02-13-2015 03:05 AM
What is the expected behaviour when:
Whenever NBU master has been restarted in our environment (a VCS cluster), we see:
a. All jobs are killed so they have to restart from scratch.
b. Jobs are not killed cleanly so in particular for SAP backups, the Oracle database is left in backup mode, meaning when the backup is restarted it fails.
So I am hoping there is someway to cleanly stop the NBU master (preferably integrated into the VCS cluster) so that:
I did look in the "admin volume 1" guide and this says when shutting down NBU "make sure that no jobs are running", but this will never be the case in our environment, so for example there are 32 active jobs at the moment and we could potentially have over 100 active jobs, and in the docs, I coudn't find any guidance as to what you do if you have jobs running.
Mike
02-13-2015 03:43 AM
So I am hoping there is someway to cleanly stop the NBU master (preferably integrated into the VCS cluster) so that:
This cannot happen - the daemons responsible for backups on the Master have died. You could enable checkpointing in your policies, so that on restart backup jobs will start off from the last check point - that is an option
I do not know about database backups - sure someone else will pitch in here.
02-13-2015 05:26 AM
Can you elaborate on:
This cannot happen - the daemons responsible for backups on the Master have died
It is my understanding that NBU master schedules the backup, but the actual backup runs on the Media server, so once the media server has actually started writing, my understanding is that the NBU masters role is just to record the files backed up in the NBU catalog.
Looking at https://www-secure.symantec.com/connect/sites/default/files/NBU%207.x%20process%20flow%20QRC_1.pdf this says:
11. .bpbkar sends information about the backup image to bpbrm, which forwards it to bpdbm on the master server. This stream of metadata is sent throughout the backup and stored in the master server’s Image database.
12. When mounting and positioning of the media in the drive, or of the disk to be used, have been accomplished, the client backup process, bpbkar, will begin sending backup data to the bptm child process on the media server system. The bptm child process receives the image and stores it block by block into a shared memory segment on the media server. The parent bptm process retrieves the image from shared memory and directs it block by block to the allocated storage media.
13. When the backup has been completed bptm will notify bpbrm, which in turn will notify the Job Manager nbjm that the job has finished bptm will also notify nbjm that it is done with the media.

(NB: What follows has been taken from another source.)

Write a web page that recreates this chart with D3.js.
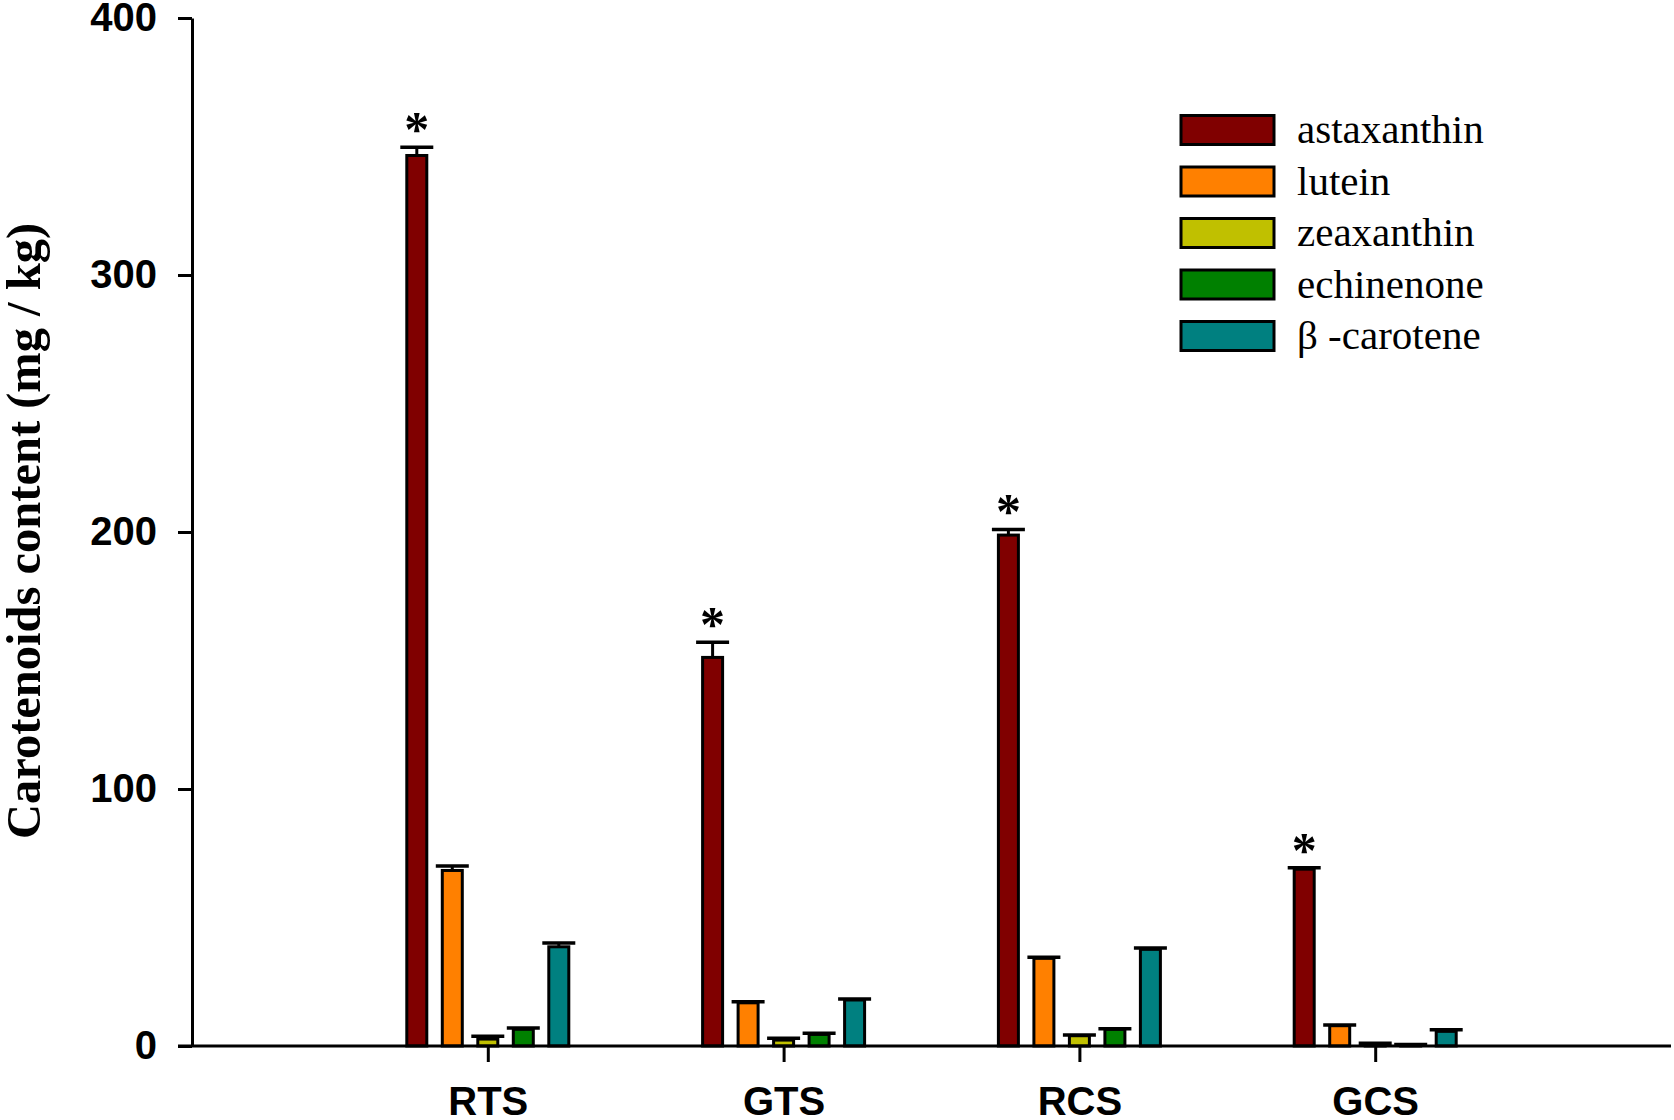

So this sounds like the filelist of files backed up is sent to NBU master in step 1 before the backup starts, and in step 12 there is no communication with the NBU master, except I guess progress updates, so I don't understand why the NBU media cannot carry on writing if the NBU master is not available for a short period of time.
Mike
02-13-2015 05:58 AM
Can you elaborate on:
This cannot happen - the daemons responsible for backups on the Master have died
The connection between bpbrm to bpdbm and bptm and nbjm has gone, can't just re-establish that on the fly.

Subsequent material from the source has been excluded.